100 years strong, this year, D.C. will enjoy a longer Cherry Blossom festival, which means more cherry themed deals around town and more visitors coming to the city.
“We planned the trip to D.C. we didn't know we'd be so lucky as to catch the cherry blossoms in full bloom,” said Chicago resident Kate Brandt.
“Oh it's just glorious. We were telling the children how lucky they are to see the Jefferson memorial looking like this,” said Brandt, who said she considers the cherry blossoms a national treasure.
Thousands of people lined the perimeter of the Tidal Basin on this first official day of the cherry blossom festival.
It almost feels like the festival has been going on for several days though, as the iconic white and pink flowers are already in peak bloom—several weeks earlier than normal.
"Mother nature just wanted to come out right in the beginning for her show, but the festival does go beyond the blooms and we are planning for more wonderful weeks," said cherry blossom festival president Diana Mayhew.
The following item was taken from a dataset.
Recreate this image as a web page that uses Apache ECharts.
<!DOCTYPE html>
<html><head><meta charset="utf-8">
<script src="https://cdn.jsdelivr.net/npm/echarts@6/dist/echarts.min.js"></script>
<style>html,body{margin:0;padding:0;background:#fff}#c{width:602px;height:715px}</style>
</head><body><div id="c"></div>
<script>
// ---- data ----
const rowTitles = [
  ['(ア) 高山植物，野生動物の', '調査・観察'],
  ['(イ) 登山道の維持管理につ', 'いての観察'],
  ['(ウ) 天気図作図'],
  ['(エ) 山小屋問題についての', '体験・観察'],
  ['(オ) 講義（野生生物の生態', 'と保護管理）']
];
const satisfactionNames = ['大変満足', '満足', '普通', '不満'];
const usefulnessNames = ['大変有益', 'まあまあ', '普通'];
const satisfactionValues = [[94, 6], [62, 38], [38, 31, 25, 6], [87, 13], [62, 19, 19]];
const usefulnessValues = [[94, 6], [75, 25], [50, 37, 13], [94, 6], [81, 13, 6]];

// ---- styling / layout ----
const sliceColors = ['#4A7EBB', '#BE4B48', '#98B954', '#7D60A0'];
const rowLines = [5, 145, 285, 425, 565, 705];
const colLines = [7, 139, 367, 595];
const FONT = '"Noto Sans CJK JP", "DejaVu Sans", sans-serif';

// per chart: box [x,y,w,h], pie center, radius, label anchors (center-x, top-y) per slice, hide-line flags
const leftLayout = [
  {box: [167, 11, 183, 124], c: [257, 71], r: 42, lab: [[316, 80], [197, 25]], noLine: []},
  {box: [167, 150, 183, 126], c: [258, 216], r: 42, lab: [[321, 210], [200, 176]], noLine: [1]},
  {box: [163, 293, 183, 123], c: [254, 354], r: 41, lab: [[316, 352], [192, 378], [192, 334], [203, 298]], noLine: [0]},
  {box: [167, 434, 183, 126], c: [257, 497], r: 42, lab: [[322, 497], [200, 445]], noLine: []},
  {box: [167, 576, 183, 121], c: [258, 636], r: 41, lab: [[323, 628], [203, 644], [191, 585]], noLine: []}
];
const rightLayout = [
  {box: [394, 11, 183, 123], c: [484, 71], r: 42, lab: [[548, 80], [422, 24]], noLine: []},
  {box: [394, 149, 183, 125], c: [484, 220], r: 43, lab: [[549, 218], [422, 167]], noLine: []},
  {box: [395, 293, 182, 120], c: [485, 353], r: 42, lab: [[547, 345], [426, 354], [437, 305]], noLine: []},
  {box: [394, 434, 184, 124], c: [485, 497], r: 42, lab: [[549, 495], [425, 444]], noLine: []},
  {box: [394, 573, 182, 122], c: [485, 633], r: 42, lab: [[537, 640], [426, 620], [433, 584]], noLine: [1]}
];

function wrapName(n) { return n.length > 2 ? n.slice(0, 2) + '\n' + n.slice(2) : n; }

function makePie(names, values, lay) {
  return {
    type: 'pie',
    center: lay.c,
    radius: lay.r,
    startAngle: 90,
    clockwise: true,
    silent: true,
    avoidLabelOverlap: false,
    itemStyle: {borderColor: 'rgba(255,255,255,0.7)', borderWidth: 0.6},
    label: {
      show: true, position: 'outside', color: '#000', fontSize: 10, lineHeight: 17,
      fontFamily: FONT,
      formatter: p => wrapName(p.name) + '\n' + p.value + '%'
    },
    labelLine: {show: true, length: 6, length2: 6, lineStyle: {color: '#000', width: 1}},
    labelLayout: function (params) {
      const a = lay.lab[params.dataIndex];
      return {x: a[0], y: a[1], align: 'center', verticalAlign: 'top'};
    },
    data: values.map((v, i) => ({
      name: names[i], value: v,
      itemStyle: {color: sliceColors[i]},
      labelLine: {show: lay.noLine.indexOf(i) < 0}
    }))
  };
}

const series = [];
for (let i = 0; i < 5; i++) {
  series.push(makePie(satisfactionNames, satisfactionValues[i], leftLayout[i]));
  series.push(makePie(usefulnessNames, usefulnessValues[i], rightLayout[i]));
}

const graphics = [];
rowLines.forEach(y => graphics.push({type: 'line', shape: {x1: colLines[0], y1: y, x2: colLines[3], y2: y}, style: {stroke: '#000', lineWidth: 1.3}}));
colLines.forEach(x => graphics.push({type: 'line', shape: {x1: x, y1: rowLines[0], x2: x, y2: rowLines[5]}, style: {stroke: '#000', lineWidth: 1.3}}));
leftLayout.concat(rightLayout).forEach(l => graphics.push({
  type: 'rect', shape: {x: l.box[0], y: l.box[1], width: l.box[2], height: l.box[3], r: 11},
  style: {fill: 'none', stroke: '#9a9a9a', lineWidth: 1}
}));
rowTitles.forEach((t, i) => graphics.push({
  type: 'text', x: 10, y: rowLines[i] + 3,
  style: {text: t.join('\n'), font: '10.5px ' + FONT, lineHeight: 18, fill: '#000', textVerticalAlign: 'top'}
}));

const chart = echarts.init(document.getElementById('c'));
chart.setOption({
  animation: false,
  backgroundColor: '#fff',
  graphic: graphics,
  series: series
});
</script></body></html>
The next five weeks of this centennial celebration will feature dozens of family-friendly events including the big parade on April 14th.
More than a million people are expected to visit the trees. In fact, organizers say the number of visitors is up due to the earlier than normal warm weather.
“We’ve been here and had on gloves and earmuffs so it was much nicer,” said D.C. resident Carol Whitley.
A brief, early morning storm kept the crowds away for about an hour, but as soon as the sun came out the crowds were back to capture this moment in history.
Sunday is opening ceremony and concert at convention center. Tickets are free, but, you must first register online.